Given problem.
Copy out every line of the data exactly.
--- Start ---
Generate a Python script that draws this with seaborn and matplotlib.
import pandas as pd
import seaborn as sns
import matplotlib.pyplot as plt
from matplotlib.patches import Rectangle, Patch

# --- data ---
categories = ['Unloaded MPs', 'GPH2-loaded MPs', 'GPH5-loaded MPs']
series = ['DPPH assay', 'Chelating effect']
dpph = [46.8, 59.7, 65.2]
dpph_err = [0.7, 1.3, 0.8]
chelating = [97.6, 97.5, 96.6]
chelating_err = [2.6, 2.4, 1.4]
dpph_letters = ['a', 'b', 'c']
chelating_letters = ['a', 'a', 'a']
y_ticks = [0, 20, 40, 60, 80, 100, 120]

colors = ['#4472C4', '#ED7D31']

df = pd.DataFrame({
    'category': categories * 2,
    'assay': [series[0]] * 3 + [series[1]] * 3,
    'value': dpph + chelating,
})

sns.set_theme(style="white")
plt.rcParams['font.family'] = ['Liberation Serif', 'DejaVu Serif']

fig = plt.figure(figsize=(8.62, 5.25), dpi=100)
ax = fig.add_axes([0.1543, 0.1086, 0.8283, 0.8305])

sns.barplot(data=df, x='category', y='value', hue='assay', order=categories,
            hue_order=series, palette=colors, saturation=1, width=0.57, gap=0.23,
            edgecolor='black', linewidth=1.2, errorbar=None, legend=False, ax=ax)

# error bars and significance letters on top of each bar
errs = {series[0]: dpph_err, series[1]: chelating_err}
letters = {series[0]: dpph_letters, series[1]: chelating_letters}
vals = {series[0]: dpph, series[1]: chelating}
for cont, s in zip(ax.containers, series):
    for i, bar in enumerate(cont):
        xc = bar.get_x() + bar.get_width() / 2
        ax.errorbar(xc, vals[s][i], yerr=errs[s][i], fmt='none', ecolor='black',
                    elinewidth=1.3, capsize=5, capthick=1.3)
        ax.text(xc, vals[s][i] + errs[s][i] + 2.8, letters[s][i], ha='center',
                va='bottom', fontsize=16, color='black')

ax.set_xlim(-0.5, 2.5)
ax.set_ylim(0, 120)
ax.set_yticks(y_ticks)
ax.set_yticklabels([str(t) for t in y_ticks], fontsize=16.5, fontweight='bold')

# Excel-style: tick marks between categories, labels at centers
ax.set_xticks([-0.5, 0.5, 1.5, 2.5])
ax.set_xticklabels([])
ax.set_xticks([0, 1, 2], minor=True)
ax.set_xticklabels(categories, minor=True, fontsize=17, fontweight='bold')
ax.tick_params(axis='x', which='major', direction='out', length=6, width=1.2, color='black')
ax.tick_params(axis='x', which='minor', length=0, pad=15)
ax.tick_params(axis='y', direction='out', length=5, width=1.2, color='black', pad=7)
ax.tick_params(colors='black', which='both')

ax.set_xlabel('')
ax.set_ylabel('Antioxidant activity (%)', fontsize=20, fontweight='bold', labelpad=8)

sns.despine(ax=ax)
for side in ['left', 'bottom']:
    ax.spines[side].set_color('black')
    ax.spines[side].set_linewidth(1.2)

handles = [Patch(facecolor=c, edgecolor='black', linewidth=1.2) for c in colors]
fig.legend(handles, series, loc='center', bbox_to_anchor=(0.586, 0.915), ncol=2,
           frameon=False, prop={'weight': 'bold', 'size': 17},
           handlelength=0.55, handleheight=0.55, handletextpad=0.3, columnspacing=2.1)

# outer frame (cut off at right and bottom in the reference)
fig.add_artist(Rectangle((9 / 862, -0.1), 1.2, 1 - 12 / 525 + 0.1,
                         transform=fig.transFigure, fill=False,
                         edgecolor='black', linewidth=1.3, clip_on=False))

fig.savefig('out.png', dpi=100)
--- End ---
Solution to the problem.
Generate a Python script that draws this with seaborn and matplotlib.
import pandas as pd
import seaborn as sns
import matplotlib.pyplot as plt
from matplotlib.patches import Rectangle, Patch

# --- data ---
categories = ['Unloaded MPs', 'GPH2-loaded MPs', 'GPH5-loaded MPs']
series = ['DPPH assay', 'Chelating effect']
dpph = [46.8, 59.7, 65.2]
dpph_err = [0.7, 1.3, 0.8]
chelating = [97.6, 97.5, 96.6]
chelating_err = [2.6, 2.4, 1.4]
dpph_letters = ['a', 'b', 'c']
chelating_letters = ['a', 'a', 'a']
y_ticks = [0, 20, 40, 60, 80, 100, 120]

colors = ['#4472C4', '#ED7D31']

df = pd.DataFrame({
    'category': categories * 2,
    'assay': [series[0]] * 3 + [series[1]] * 3,
    'value': dpph + chelating,
})

sns.set_theme(style="white")
plt.rcParams['font.family'] = ['Liberation Serif', 'DejaVu Serif']

fig = plt.figure(figsize=(8.62, 5.25), dpi=100)
ax = fig.add_axes([0.1543, 0.1086, 0.8283, 0.8305])

sns.barplot(data=df, x='category', y='value', hue='assay', order=categories,
            hue_order=series, palette=colors, saturation=1, width=0.57, gap=0.23,
            edgecolor='black', linewidth=1.2, errorbar=None, legend=False, ax=ax)

# error bars and significance letters on top of each bar
errs = {series[0]: dpph_err, series[1]: chelating_err}
letters = {series[0]: dpph_letters, series[1]: chelating_letters}
vals = {series[0]: dpph, series[1]: chelating}
for cont, s in zip(ax.containers, series):
    for i, bar in enumerate(cont):
        xc = bar.get_x() + bar.get_width() / 2
        ax.errorbar(xc, vals[s][i], yerr=errs[s][i], fmt='none', ecolor='black',
                    elinewidth=1.3, capsize=5, capthick=1.3)
        ax.text(xc, vals[s][i] + errs[s][i] + 2.8, letters[s][i], ha='center',
                va='bottom', fontsize=16, color='black')

ax.set_xlim(-0.5, 2.5)
ax.set_ylim(0, 120)
ax.set_yticks(y_ticks)
ax.set_yticklabels([str(t) for t in y_ticks], fontsize=16.5, fontweight='bold')

# Excel-style: tick marks between categories, labels at centers
ax.set_xticks([-0.5, 0.5, 1.5, 2.5])
ax.set_xticklabels([])
ax.set_xticks([0, 1, 2], minor=True)
ax.set_xticklabels(categories, minor=True, fontsize=17, fontweight='bold')
ax.tick_params(axis='x', which='major', direction='out', length=6, width=1.2, color='black')
ax.tick_params(axis='x', which='minor', length=0, pad=15)
ax.tick_params(axis='y', direction='out', length=5, width=1.2, color='black', pad=7)
ax.tick_params(colors='black', which='both')

ax.set_xlabel('')
ax.set_ylabel('Antioxidant activity (%)', fontsize=20, fontweight='bold', labelpad=8)

sns.despine(ax=ax)
for side in ['left', 'bottom']:
    ax.spines[side].set_color('black')
    ax.spines[side].set_linewidth(1.2)

handles = [Patch(facecolor=c, edgecolor='black', linewidth=1.2) for c in colors]
fig.legend(handles, series, loc='center', bbox_to_anchor=(0.586, 0.915), ncol=2,
           frameon=False, prop={'weight': 'bold', 'size': 17},
           handlelength=0.55, handleheight=0.55, handletextpad=0.3, columnspacing=2.1)

# outer frame (cut off at right and bottom in the reference)
fig.add_artist(Rectangle((9 / 862, -0.1), 1.2, 1 - 12 / 525 + 0.1,
                         transform=fig.transFigure, fill=False,
                         edgecolor='black', linewidth=1.3, clip_on=False))

fig.savefig('out.png', dpi=100)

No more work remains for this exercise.